High alert after South Korea outbreaks

By Wu Jiao (China Daily)
Updated: 2006-11-29 06:34

The Ministry of Agriculture Tuesday ordered farming and veterinary bureaus in six provinces to strengthen their bird flu prevention and control work in the wake of two flu outbreaks in South Korea.

"Due to geographical closeness and the fact that South Korea and eastern China both stand along the bird migration route between East Asia and Australia, the outbreak in South Korea has posed a severe threat to China's bird flu control situation," said an urgent notice issued yesterday by the ministry.

According to the notice, farming and veterinary bureaus in Heilongjiang, Jilin, Liaoning, Shandong, Jiangsu and Zhejiang provinces should increase the size and frequency of their daily inspections in migrant bird habitats and border areas in order to prevent the disease from spreading from South Korea.

Specifically, farming and veterinary bureaus, customs, and industrial and commercial administrations in Heilongjiang, Jilin and Liaoning are required to work together to prevent any import of poultry products from South Korea.

Smuggling of poultry products should also be curbed, said the notice.

Also, a full-time inspection system is required for border areas in those provinces and inspection teams are required to collect and send sick bird samples to the country's bird flu laboratory in a timely fashion, said the notice.

All inspection teams are required to report disease cases and epidemics in a timely fashion, and ensure the storage of bird flu drugs, according to the notice.

Agriculture officials in South Korea yesterday confirmed that the second case of highly pathogenic bird flu at a poultry farm was the H5N1 strain, after confirming on Saturday it had its first outbreak of the H5N1 strain in three years.

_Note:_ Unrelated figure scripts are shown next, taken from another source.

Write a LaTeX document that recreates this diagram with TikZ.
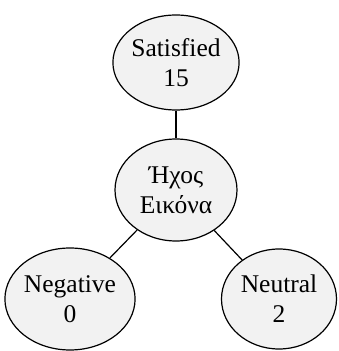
\documentclass[tikz,border=0pt]{standalone}
\usepackage{fontspec}
\setmainfont{Liberation Serif}
\definecolor{BubbleGray}{RGB}{242, 242, 242}
\usetikzlibrary{shapes.geometric}

\begin{document}
\begin{tikzpicture}[x=1pt, y=1pt,
    bubble/.style={ellipse, draw, line width=1.2pt, fill=BubbleGray, inner sep=0pt, align=center, font=\fontsize{25.5}{30}\selectfont}]
        \useasboundingbox (0,0) rectangle (338,351);
        % nodes
        \node[bubble, minimum width=122pt, minimum height=95pt] (sat) at (176,288.5) {Satisfied\\15};
        \node[bubble, minimum width=122pt, minimum height=102pt] (sound) at (176,161) {Ήχος\\Εικόνα};
        \node[bubble, minimum width=124pt, minimum height=102pt] (neg) at (70,52) {Negative\\0};
        \node[bubble, minimum width=115pt, minimum height=100pt] (neu) at (279,52) {Neutral\\2};
        % edges
        \draw[line width=1.2pt] (sat) -- (sound);
        \draw[line width=1.2pt] (sound) -- (neg);
        \draw[line width=1.2pt] (sound) -- (neu);
    \end{tikzpicture}
\end{document}
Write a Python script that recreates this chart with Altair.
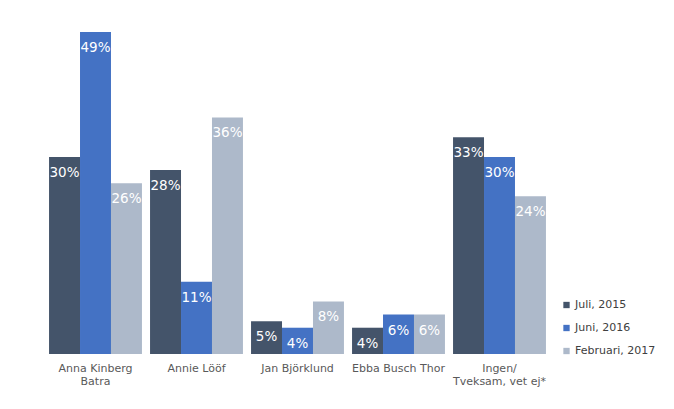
import altair as alt
import pandas as pd

categories = ["Anna Kinberg|Batra", "Annie Lööf", "Jan Björklund", "Ebba Busch Thor", "Ingen/|Tveksam, vet ej*"]
series = ["Juli, 2015", "Juni, 2016", "Februari, 2017"]
values_2015 = [30, 28, 5, 4, 33]
values_2016 = [49, 11, 4, 6, 30]
values_2017 = [26, 36, 8, 6, 24]
colors = ["#44546a", "#4472c4", "#adb9ca"]

rows = []
for s, vals in zip(series, [values_2015, values_2016, values_2017]):
    for c, v in zip(categories, vals):
        rows.append({"kandidat": c, "period": s, "value": v, "label": f"{v}%"})
df = pd.DataFrame(rows)

x = alt.X("kandidat:N", sort=categories, title=None,
          scale=alt.Scale(paddingInner=0.08, paddingOuter=0.04),
          axis=alt.Axis(labelAngle=0, ticks=False, domain=False, grid=False,
                        labelExpr="split(datum.label, '|')", labelFontSize=11,
                        labelColor="#595959", labelPadding=8, labelLineHeight=13,
                        labelFont="DejaVu Sans"))
xo = alt.XOffset("period:N", sort=series, scale=alt.Scale(paddingInner=0, paddingOuter=0))
y = alt.Y("value:Q", scale=alt.Scale(domain=[0, 50], nice=False), axis=None)
color = alt.Color("period:N", sort=series,
                  scale=alt.Scale(domain=series, range=colors),
                  legend=alt.Legend(title=None, orient="none", legendX=516, legendY=274,
                                    symbolType="square", symbolSize=40, labelFontSize=11,
                                    labelColor="#404040", labelFont="DejaVu Sans",
                                    rowPadding=11, labelOffset=3, padding=0,
                                    symbolStrokeWidth=0))

bars = alt.Chart(df).mark_bar().encode(x=x, xOffset=xo, y=y, color=color)
text = alt.Chart(df).mark_text(color="white", fontSize=13.5, font="DejaVu Sans",
                               baseline="middle", dy=16).encode(
    x=x, xOffset=xo, y=y, text="label:N")

chart = (bars + text).properties(
    width=505, height=328.5,
    background="white",
    autosize=alt.AutoSizeParams(type="none"),
    padding={"left": 37, "top": 17.5, "right": 116, "bottom": 47},
).configure_view(stroke=None, strokeWidth=0)

chart.save("out.html", embed_options={"renderer": "svg", "actions": False})
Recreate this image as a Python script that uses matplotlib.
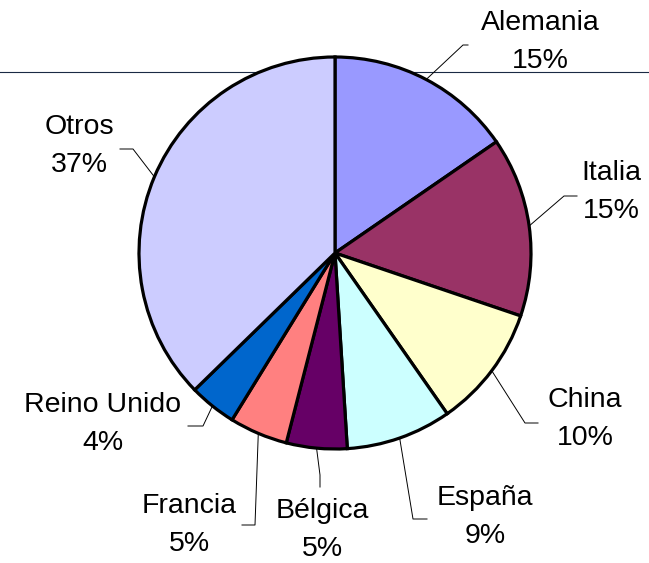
import numpy as np
import matplotlib
matplotlib.use("Agg")
import matplotlib.pyplot as plt

plt.rcParams['font.family'] = ['Liberation Sans', 'DejaVu Sans']

# Pie data (clockwise from the top)
paises = ['Alemania', 'Italia', 'China', 'España', 'Bélgica', 'Francia', 'Reino Unido', 'Otros']
valores = [15.4, 14.8, 10.1, 8.7, 5.0, 4.8, 3.9, 37.3]
colores = ['#9999FF', '#993366', '#FFFFCC', '#CCFFFF', '#660066', '#FF8080', '#0066CC', '#CCCCFF']

W, H = 649, 563
fig = plt.figure(figsize=(W / 100, H / 100), dpi=100)
ax = fig.add_axes([0, 0, 1, 1])

# plot area border line behind the pie
ax.axhline(H - 72, color='#1a2a44', lw=0.8, zorder=0)

cx, cy, r = 335, H - 253, 196
wedges, _ = ax.pie(valores, colors=colores, startangle=90, counterclock=False,
                   center=(cx, cy), radius=r, frame=True,
                   wedgeprops=dict(edgecolor='black', linewidth=2.3))
ax.set_xlim(0, W)
ax.set_ylim(0, H)
ax.set_aspect('equal')
ax.axis('off')

# label layout (pixel coords from the top): text centre, leader elbow, leader end
texto_pos = [(540, 42), (611, 192), (585, 419), (485, 517), (322, 530), (189, 525), (103, 424), (79, 146)]
codo = [(463, 45), (564, 196), (525, 423), (413, 519), (320, 475), (255, 525), (203, 426), (133, 149)]
fin = [(468, 45), (577, 196), (538, 423), (427, 519), (320, 487), (242, 525), (188, 426), (120, 149)]

for w, nombre, v, tp, c, f in zip(wedges, paises, valores, texto_pos, codo, fin):
    ang = np.deg2rad((w.theta1 + w.theta2) / 2)
    ex, ey = cx + r * np.cos(ang), cy + r * np.sin(ang)
    ax.plot([ex, c[0], f[0]], [ey, H - c[1], H - f[1]], color='black', lw=0.7, zorder=3)
    ax.text(tp[0], H - tp[1], f"{nombre}\n{round(v):d}%", ha='center', va='center',
            fontsize=20.5, linespacing=1.6, color='black')

fig.savefig('out.png', dpi=100)
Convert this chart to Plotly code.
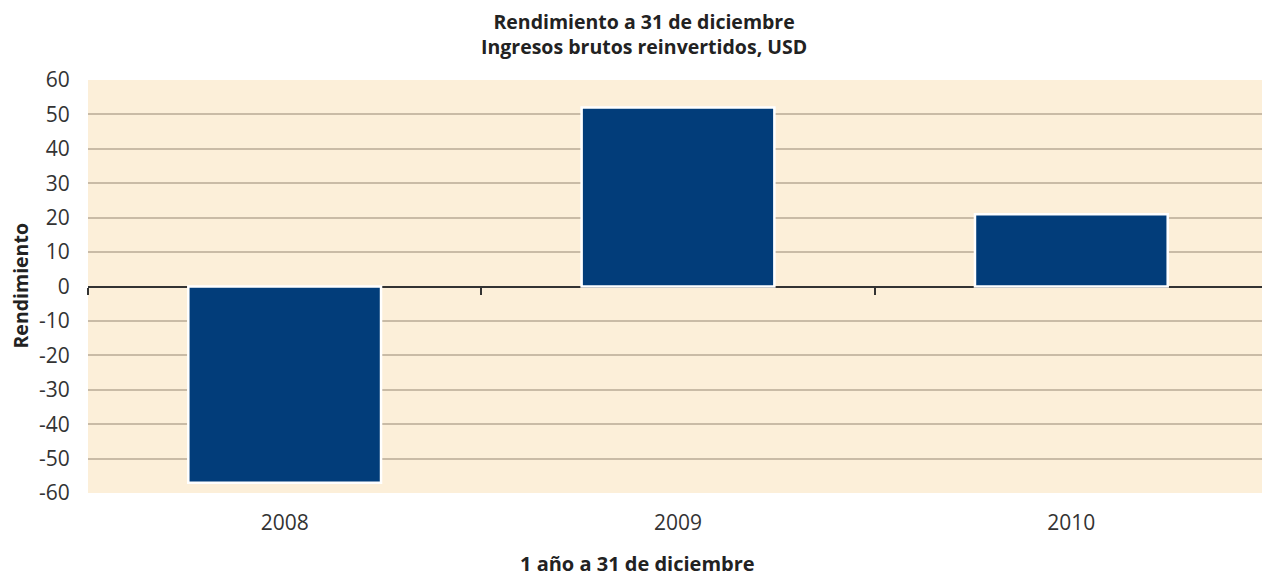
import plotly.graph_objects as go

years = ["2008", "2009", "2010"]
returns = [-57, 52, 21]
y_ticks = [60, 50, 40, 30, 20, 10, 0, -10, -20, -30, -40, -50, -60]
y_tick_text = [str(v) for v in y_ticks]  # plain hyphen, like the original

title_text = "<b>Rendimiento a 31 de diciembre<br>Ingresos brutos reinvertidos, USD</b>"
x_title = "<b>1 año a 31 de diciembre</b>"
y_title = "<b>Rendimiento</b>"
font_family = "Open Sans, Lato, sans-serif"

fig = go.Figure()
fig.add_trace(go.Bar(
    x=years, y=returns,
    marker=dict(color="#023d7a", line=dict(color="white", width=2.5)),
    width=0.49,
    showlegend=False,
))
# invisible copy on the overlay axis, so that axis gets its categories
fig.add_trace(go.Bar(x=years, y=returns, xaxis="x2", width=0.49, showlegend=False,
                     marker=dict(color="rgba(0,0,0,0)", line=dict(width=0)),
                     hoverinfo="skip"))

# the page body has an 8px margin, so the figure is a bit smaller than the window
fig.update_layout(
    width=1262, height=570,
    margin=dict(l=80, r=2, t=72, b=85, autoexpand=False),
    paper_bgcolor="white",
    plot_bgcolor="#fcefd9",
    barmode="overlay",
    font=dict(family=font_family, size=21, color="#222"),
    xaxis=dict(
        type="category", categoryorder="array", categoryarray=years,
        range=[-0.5, 2.5],
        showgrid=False, zeroline=False, showline=False, automargin=False,
        ticks="outside", ticklen=11, tickcolor="rgba(0,0,0,0)",
        tickfont=dict(size=21, color="#333"),
    ),
    # overlay axis sitting on y=0, only for the little boundary ticks
    xaxis2=dict(
        type="category", categoryorder="array", categoryarray=years,
        overlaying="x", anchor="free", position=0.5, side="bottom",
        range=[-0.5, 2.5], tickson="boundaries",
        showgrid=False, zeroline=False, showline=False, automargin=False,
        ticks="outside", ticklen=7, tickcolor="#333", tickwidth=1.5,
        showticklabels=False,
    ),
    yaxis=dict(
        range=[-60, 60], tickvals=y_ticks, ticktext=y_tick_text,
        showgrid=True, gridcolor="#c9bba6", gridwidth=1.5,
        zeroline=True, zerolinecolor="#333", zerolinewidth=1.5,
        showline=False, automargin=False,
        ticks="outside", ticklen=13, tickcolor="rgba(0,0,0,0)",
        tickfont=dict(size=21, color="#333"),
    ),
)

fig.add_annotation(text=title_text, xref="paper", yref="paper", x=0.4716, y=1,
                   yshift=18, xanchor="center", yanchor="bottom", showarrow=False,
                   font=dict(size=19.5, color="#222"))
fig.add_annotation(text=x_title, xref="paper", yref="paper", x=0.466, y=0,
                   yshift=-70, xanchor="center", yanchor="middle", showarrow=False,
                   font=dict(size=20, color="#222"))
fig.add_annotation(text=y_title, xref="paper", yref="paper", x=0, y=0.5,
                   xshift=-68, xanchor="center", yanchor="middle", textangle=-90,
                   showarrow=False, font=dict(size=19.5, color="#222"))

fig.write_html("out.html")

The latest strain killed about 200 chickens at a farm, 3 kilometres from where the first outbreak of the H5N1 strain in Iksan, about 250 kilometres south of Seoul.

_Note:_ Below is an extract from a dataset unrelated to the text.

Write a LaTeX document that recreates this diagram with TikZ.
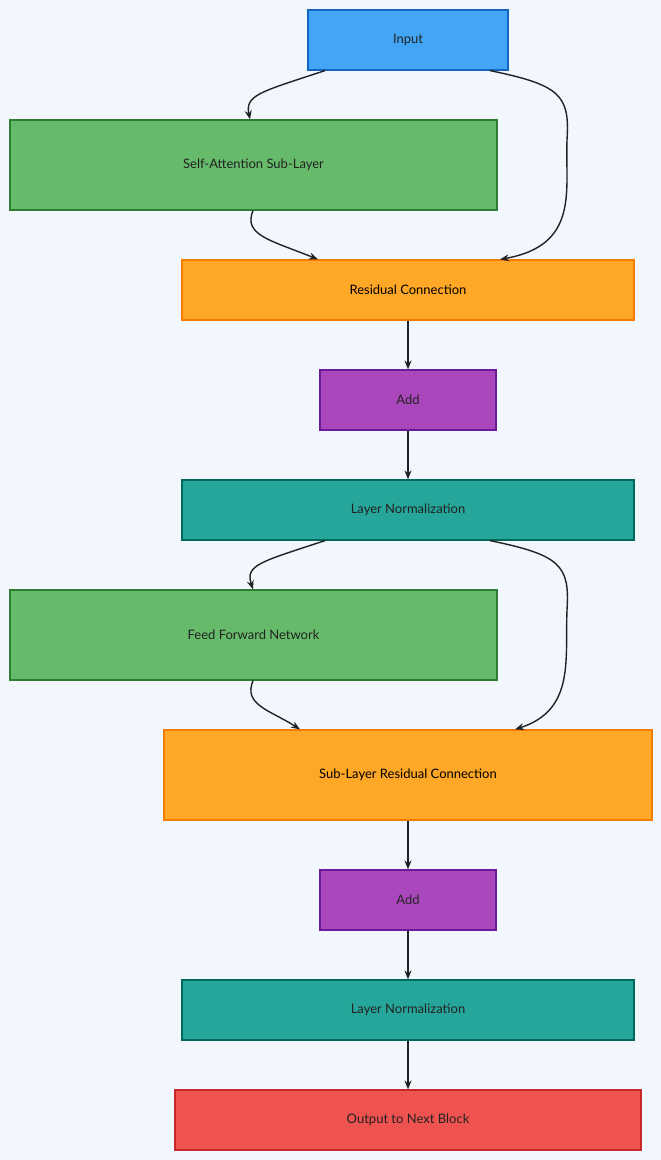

The first outbreak has already prompted quarantine officials to kill hundreds of thousands of poultry in addition to dogs and pigs.

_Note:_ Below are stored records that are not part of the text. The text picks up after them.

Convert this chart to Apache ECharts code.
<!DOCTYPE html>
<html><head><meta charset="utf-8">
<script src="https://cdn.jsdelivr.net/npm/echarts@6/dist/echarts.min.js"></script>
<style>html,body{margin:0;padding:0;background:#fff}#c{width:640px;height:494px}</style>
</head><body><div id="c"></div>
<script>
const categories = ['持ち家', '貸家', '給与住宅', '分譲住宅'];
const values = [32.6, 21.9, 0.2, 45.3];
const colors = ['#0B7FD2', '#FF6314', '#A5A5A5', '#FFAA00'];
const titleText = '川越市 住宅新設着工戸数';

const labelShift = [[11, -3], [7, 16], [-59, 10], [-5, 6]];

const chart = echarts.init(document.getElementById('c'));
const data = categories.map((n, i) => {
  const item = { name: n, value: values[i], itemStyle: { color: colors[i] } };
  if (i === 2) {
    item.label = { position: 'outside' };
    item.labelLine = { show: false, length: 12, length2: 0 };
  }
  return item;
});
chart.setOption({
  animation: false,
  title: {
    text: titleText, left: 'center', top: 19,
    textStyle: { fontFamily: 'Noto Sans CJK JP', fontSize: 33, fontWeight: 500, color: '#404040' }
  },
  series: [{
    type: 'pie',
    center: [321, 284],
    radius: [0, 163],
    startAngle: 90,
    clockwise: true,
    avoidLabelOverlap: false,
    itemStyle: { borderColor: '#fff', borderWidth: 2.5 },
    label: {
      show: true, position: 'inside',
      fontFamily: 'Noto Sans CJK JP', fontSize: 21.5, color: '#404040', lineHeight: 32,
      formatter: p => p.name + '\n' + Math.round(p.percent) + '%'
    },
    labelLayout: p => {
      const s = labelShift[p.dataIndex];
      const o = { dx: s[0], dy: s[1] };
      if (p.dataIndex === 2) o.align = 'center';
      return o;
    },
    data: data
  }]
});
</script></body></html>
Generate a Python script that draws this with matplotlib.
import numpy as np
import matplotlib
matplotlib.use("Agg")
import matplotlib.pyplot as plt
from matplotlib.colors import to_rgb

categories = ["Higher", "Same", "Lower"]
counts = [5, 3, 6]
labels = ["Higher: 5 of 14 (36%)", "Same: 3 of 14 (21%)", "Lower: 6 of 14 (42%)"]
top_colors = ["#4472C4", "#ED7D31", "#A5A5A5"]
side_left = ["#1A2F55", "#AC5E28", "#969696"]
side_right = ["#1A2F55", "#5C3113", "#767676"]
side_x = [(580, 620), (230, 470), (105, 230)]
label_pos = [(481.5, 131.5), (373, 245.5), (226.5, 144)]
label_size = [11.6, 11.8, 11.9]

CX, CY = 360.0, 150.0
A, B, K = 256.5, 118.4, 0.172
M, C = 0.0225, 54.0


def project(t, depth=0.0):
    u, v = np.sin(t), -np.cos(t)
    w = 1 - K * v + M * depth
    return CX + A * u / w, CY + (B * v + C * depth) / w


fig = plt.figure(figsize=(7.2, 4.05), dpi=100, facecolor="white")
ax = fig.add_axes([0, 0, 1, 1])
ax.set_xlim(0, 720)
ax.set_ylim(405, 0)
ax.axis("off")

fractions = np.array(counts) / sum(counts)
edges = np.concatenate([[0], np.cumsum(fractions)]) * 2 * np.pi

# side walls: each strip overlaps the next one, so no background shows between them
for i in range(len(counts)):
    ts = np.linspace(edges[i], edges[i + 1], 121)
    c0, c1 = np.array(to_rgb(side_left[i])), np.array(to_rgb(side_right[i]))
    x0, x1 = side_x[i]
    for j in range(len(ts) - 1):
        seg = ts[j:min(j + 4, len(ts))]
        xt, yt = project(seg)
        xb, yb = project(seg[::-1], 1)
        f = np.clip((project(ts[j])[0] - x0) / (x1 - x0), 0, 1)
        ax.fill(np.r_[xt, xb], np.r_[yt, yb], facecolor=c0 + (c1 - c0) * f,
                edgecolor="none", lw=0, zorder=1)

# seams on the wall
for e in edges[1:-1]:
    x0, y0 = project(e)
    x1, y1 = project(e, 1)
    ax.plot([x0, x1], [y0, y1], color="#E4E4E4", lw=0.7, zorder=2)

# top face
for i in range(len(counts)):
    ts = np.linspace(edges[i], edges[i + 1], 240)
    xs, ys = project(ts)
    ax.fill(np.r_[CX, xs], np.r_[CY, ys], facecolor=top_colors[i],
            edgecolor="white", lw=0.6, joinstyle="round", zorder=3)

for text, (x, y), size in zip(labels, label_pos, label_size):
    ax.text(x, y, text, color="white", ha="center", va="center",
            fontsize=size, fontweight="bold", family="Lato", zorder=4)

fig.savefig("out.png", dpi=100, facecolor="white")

Prior to yesterday's urgent notice from the Ministry of Agriculture, the State Council has recently staged a renewed effort to combat bird flu.

In a document posted on www.gov.cn, the State Council asks for a restriction on the number of live poultry markets, and for them to be gradually moved away from urban areas in large and medium-size cities.

The newly-issued document also asks local governments to ban construction of new live poultry markets in densely-populated urban areas.

The State Council also demanded veterinary inspection agencies at various levels intensify their monitoring and quarantine of poultry products to insure no uncertified poultry products enter the market.

About 2.9 million poultry birds were culled in 10 outbreaks of bird flu in seven provinces on the Chinese mainland this year, according to statistics revealed by the Ministry of Agriculture earlier this month.

Thirteen people have been infected with bird flu this year, compared with seven last year.